News

January 2014

Meetings Mean Business Amps Up Effort

BOSTON

A coalition of meetings industry professionals banded together to up the ante on the Meetings Mean Business advocacy effort, the genesis of which followed the 2009 AIG meeting scandal, the decision by Wells Fargo to cancel meetings, and negative comments about meetings and incentives from the Obama Administration in the wake of the TARP bailout.

The re-energized effort, launched Jan. 14 at PCMA's Convening Leaders conference in Boston and which is detailed on the Meetings Mean Business website, seeks to create an advocacy platform to show the value derived from business meetings, conferences, conventions, incentive travel, trade shows and exhibitions.

“The initial effort of the meetings mean business campaign kicked off in 2009—great campaign, great success, but frankly it never got legs, and I think one of the reasons is we didn't have the whole industry really united behind the campaign,” said David Peckinpaugh, president of Maritz Travel Company. “So what we've done over the last 18 months is build a true coalition—so the new campaign is really the Meetings Mean Business Coalition, and the important part of that is the whole ‘alphabet soup’ [of industry organizations] are involved.”

Meetings Mean Business Interview

In addition to creating and sustaining employment, the campaign will stress the value of face-to-face meetings to the national and local economies as well as their importance to innovation and business success.

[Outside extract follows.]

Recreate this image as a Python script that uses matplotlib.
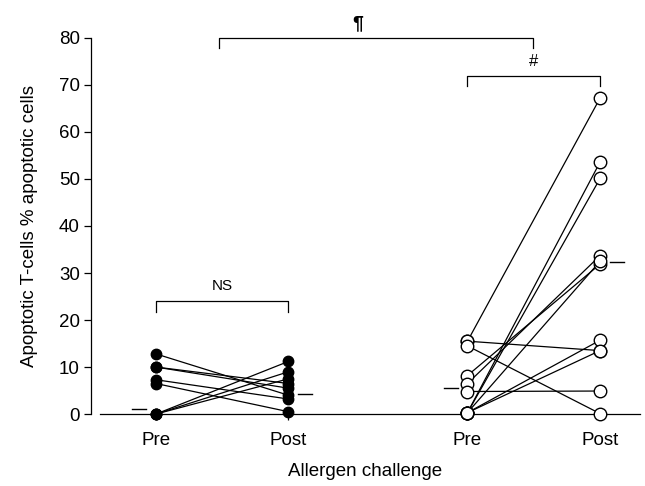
import matplotlib
matplotlib.use("Agg")
import matplotlib.pyplot as plt

plt.rcParams['font.family'] = ['Liberation Sans', 'DejaVu Sans']

# x positions of groups
x_pos = [0.0, 1.0, 2.35, 3.35]
x_labels = ["Pre", "Post", "Pre", "Post"]

# Group 1 (filled) paired values
g1_pre = [12.8, 10.0, 10.0, 7.3, 6.5, 0.0, 0.0, 0.0]
g1_post = [4.0, 6.5, 5.5, 3.2, 0.5, 11.2, 9.0, 7.5]
g1_medians = [1.0, 4.3]

# Group 2 (open) paired values
g2_pre = [15.5, 15.5, 14.5, 8.2, 6.5, 4.8, 0.3, 0.3, 0.3, 0.3, 0.3]
g2_post = [67.2, 13.5, 0.1, 31.9, 33.7, 4.9, 53.6, 50.1, 15.7, 13.5, 32.5]
g2_medians = [5.5, 32.3]

yticks = [0, 10, 20, 30, 40, 50, 60, 70, 80]

fig = plt.figure(figsize=(6.45, 4.86), dpi=100)
ax = fig.add_axes([0.141, 0.148, 0.851, 0.774])

for a, b in zip(g1_pre, g1_post):
    ax.plot([x_pos[0], x_pos[1]], [a, b], color='black', lw=0.9, zorder=2, clip_on=False)
ax.plot([x_pos[0]] * len(g1_pre), g1_pre, 'o', color='black', ms=7.5, zorder=3, clip_on=False)
ax.plot([x_pos[1]] * len(g1_post), g1_post, 'o', color='black', ms=7.5, zorder=3, clip_on=False)

for a, b in zip(g2_pre, g2_post):
    ax.plot([x_pos[2], x_pos[3]], [a, b], color='black', lw=0.9, zorder=2, clip_on=False)
ax.plot([x_pos[2]] * len(g2_pre), g2_pre, 'o', mfc='white', mec='black', mew=1.0, ms=9, zorder=3, clip_on=False)
ax.plot([x_pos[3]] * len(g2_post), g2_post, 'o', mfc='white', mec='black', mew=1.0, ms=9, zorder=3, clip_on=False)

# median dashes
off = 0.075
w = 0.105
ax.plot([x_pos[0] - off - w, x_pos[0] - off], [g1_medians[0]] * 2, color='black', lw=1)
ax.plot([x_pos[1] + off, x_pos[1] + off + w], [g1_medians[1]] * 2, color='black', lw=1)
ax.plot([x_pos[2] - off - w, x_pos[2] - off], [g2_medians[0]] * 2, color='black', lw=1)
ax.plot([x_pos[3] + off, x_pos[3] + off + w], [g2_medians[1]] * 2, color='black', lw=1)

# brackets
def bracket(x1, x2, y, drop, text, ty, tx=None, fs=10, weight='normal'):
    ax.plot([x1, x1, x2, x2], [y - drop, y, y, y - drop], color='black', lw=0.9, clip_on=False)
    if tx is None:
        tx = (x1 + x2) / 2
    ax.text(tx, ty, text, ha='center', va='center', fontsize=fs, fontweight=weight, clip_on=False)

bracket(x_pos[0], x_pos[1], 24, 2.2, "NS", 27.3, fs=11)
bracket(x_pos[2], x_pos[3], 72, 2.2, "#", 75.0, fs=12)
bracket(0.475, 2.845, 80, 2.2, "¶", 83.0, tx=1.52, fs=14, weight='bold')

ax.set_xlim(-0.49, 3.65)
ax.set_ylim(0, 80)
ax.set_yticks(yticks)
ax.set_yticklabels([str(t) for t in yticks], fontsize=13.5)
ax.set_xticks(x_pos)
ax.set_xticklabels(x_labels, fontsize=13.5)
ax.tick_params(axis='y', length=5, width=0.9, direction='out', pad=3)
ax.tick_params(axis='x', length=4, width=0.9, direction='out', pad=9)

for s in ['top', 'right']:
    ax.spines[s].set_visible(False)
ax.spines['left'].set_linewidth(0.9)
ax.spines['bottom'].set_linewidth(0.9)
ax.spines['bottom'].set_bounds(-0.42, 3.65)

ax.set_ylabel("Apoptotic T-cells % apoptotic cells", fontsize=13.5, labelpad=15)
ax.set_xlabel("Allergen challenge", fontsize=13.5, labelpad=10)

fig.savefig("out.png", dpi=100)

The effort will also focus on government meetings—an industry segment that is under intense scrutiny since the economic recession in late 2008—and their ability to facilitate training and development, taxpayer services and collaboration with other government agencies as well as the private sector.

According to organizers, the Meetings Mean Business effort will engage industry stakeholders, along with media and government policymakers in achieving the following three pillars:

  • Creating Personal Connections: Personal relationships are at the core of every business decision, no matter what industry. A face-to-face meeting provides professionals with personal interaction, which leads to deeper relationships.
  • Driving Positive Business Outcomes: Meetings and events deliver profits, help win new accounts and serve as education platforms. They provide a venue for introducing new products and ideas and allow colleagues and partners to come together to innovate and achieve results.
  • Building Strong Communities: Outside of the results driven by business meetings, the events and meetings industry creates hundreds of thousands of jobs, generates billions of dollars of revenue and supports communities across the country.

“It really is targeted [to] multiple audiences—Capitol Hill, obviously the politicians, are all part of that, we’ve got business leaders, we’ve got industry professionals,” Peckinpaugh said. “[It’s] local and national, and then eventually it will go global…all behind the value of face-to-face meetings.

Participants in the Meetings Mean Business campaign include the following organizations: 

U.S. Travel Association; American Society of Association Executives; Caesars Entertainment; CIC; Cruise Lines International Association; Disney Destinations; Destination Marketing Association International; HelmsBriscoe; Hilton Worldwide; Hyatt Corporation; International Association of Exhibitions & Events; Maritz Travel; Marriott International; MPI; MGM Resorts; PCMA; Society of Independent Show Organizers; Site Global; Starwood Hotels and Resorts Worldwide; and a number of major Destination Marketing Organizations.